#### [Given exercise]
Pictures are to be left out. Copy exactly the lines from the one containing "Output the Python" to the one containing "import seaborn as sns", both ends kept.

#### [Rows]
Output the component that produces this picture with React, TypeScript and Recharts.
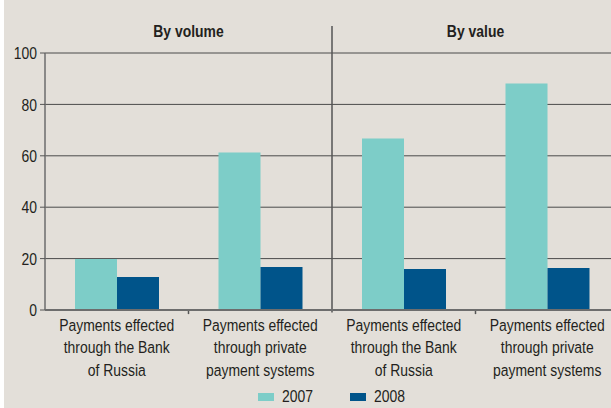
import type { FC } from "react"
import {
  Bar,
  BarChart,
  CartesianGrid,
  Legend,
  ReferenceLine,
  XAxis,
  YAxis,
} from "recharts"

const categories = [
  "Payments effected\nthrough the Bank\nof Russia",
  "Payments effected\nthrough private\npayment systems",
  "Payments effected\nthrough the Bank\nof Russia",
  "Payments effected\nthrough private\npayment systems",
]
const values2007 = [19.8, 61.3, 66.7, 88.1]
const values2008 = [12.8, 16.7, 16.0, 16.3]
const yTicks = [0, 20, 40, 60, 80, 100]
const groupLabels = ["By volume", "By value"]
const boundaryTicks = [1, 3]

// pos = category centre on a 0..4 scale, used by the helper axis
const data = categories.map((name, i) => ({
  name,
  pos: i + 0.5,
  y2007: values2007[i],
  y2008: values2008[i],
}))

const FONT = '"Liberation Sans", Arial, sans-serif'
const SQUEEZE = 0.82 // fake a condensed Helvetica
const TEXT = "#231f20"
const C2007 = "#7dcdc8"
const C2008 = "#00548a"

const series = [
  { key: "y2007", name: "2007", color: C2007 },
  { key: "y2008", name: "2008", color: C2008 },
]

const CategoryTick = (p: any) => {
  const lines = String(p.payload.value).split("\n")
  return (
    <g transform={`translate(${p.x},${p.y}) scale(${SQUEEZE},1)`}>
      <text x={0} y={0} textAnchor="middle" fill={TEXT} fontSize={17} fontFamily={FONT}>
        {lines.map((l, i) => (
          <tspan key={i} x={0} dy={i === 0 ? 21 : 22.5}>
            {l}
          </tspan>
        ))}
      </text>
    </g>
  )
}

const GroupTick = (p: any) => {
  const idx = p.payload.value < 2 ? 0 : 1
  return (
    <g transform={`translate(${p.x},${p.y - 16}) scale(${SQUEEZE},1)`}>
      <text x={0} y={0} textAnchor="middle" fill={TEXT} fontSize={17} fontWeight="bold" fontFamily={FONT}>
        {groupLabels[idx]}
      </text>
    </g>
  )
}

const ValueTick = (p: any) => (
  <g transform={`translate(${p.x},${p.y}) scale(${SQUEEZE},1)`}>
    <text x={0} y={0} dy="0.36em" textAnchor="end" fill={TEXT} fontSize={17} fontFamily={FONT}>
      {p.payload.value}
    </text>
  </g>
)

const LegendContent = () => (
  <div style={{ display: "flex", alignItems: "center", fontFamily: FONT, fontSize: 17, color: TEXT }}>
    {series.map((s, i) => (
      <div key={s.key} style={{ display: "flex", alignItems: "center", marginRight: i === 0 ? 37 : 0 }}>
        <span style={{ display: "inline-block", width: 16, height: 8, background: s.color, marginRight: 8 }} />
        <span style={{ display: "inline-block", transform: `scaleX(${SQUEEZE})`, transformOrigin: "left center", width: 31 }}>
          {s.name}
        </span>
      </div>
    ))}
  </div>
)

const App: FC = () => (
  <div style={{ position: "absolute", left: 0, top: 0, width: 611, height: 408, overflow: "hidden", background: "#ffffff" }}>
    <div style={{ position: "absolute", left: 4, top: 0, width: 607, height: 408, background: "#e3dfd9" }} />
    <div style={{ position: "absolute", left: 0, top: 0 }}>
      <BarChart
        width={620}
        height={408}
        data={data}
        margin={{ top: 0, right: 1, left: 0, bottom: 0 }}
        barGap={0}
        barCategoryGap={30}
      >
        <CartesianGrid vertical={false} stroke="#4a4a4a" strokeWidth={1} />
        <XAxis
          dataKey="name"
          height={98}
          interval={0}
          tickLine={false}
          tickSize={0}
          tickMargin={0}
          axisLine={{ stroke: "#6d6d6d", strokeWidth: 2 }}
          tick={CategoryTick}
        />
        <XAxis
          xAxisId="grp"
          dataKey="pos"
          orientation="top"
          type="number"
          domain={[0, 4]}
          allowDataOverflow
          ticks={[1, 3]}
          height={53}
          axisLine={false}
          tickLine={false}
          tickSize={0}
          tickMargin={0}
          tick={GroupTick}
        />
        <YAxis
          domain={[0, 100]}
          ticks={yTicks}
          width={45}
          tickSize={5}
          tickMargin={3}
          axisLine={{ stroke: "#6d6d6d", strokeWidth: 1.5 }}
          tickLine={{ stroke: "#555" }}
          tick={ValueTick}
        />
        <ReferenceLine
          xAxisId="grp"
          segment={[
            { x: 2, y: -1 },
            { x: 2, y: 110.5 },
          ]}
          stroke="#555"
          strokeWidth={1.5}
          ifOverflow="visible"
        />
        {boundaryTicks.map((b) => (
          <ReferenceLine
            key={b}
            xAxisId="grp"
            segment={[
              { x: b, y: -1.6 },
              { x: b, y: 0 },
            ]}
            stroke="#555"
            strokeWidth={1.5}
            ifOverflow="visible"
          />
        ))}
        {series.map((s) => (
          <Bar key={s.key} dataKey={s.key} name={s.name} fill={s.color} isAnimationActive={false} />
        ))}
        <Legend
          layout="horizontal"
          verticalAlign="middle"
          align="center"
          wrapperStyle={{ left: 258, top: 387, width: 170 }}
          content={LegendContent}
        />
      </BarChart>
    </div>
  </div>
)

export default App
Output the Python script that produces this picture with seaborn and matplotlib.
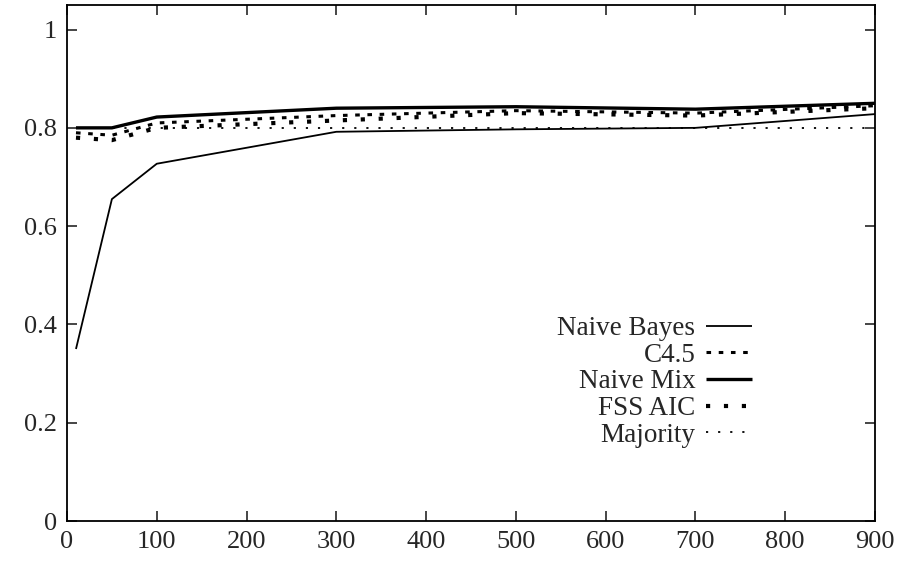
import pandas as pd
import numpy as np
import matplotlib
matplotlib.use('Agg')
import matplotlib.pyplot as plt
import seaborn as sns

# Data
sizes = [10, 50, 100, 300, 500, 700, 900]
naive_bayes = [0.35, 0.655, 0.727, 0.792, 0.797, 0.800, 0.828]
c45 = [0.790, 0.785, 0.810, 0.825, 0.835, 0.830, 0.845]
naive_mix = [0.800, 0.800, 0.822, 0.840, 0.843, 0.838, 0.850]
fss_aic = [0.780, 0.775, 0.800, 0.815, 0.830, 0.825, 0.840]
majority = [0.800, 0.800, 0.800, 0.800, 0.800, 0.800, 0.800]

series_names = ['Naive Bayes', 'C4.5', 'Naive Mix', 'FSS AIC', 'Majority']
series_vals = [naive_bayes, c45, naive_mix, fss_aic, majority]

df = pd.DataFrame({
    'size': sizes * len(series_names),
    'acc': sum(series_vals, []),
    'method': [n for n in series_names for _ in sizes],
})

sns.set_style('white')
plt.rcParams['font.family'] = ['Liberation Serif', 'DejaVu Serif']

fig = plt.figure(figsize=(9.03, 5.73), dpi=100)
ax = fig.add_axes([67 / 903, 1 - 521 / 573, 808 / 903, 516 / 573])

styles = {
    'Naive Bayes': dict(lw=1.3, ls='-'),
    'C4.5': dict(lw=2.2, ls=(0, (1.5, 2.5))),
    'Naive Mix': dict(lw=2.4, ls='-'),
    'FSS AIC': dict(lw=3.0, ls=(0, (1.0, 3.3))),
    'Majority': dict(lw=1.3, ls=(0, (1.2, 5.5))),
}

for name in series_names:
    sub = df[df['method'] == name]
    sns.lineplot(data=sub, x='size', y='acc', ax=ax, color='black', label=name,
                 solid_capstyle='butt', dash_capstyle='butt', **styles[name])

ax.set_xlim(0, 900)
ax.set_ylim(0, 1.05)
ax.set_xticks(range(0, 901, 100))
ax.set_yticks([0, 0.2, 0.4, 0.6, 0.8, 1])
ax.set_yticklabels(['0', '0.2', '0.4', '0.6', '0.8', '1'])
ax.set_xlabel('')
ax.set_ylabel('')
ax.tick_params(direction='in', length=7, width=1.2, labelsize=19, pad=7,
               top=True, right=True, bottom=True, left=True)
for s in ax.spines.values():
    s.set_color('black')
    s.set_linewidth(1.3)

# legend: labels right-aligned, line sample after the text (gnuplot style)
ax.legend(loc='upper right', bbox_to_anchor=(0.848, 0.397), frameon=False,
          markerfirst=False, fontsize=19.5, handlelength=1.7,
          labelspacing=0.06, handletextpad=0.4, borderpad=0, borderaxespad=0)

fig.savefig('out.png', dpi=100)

#### [Written response]
Output the Python script that produces this picture with seaborn and matplotlib.
import pandas as pd
import numpy as np
import matplotlib
matplotlib.use('Agg')
import matplotlib.pyplot as plt
import seaborn as sns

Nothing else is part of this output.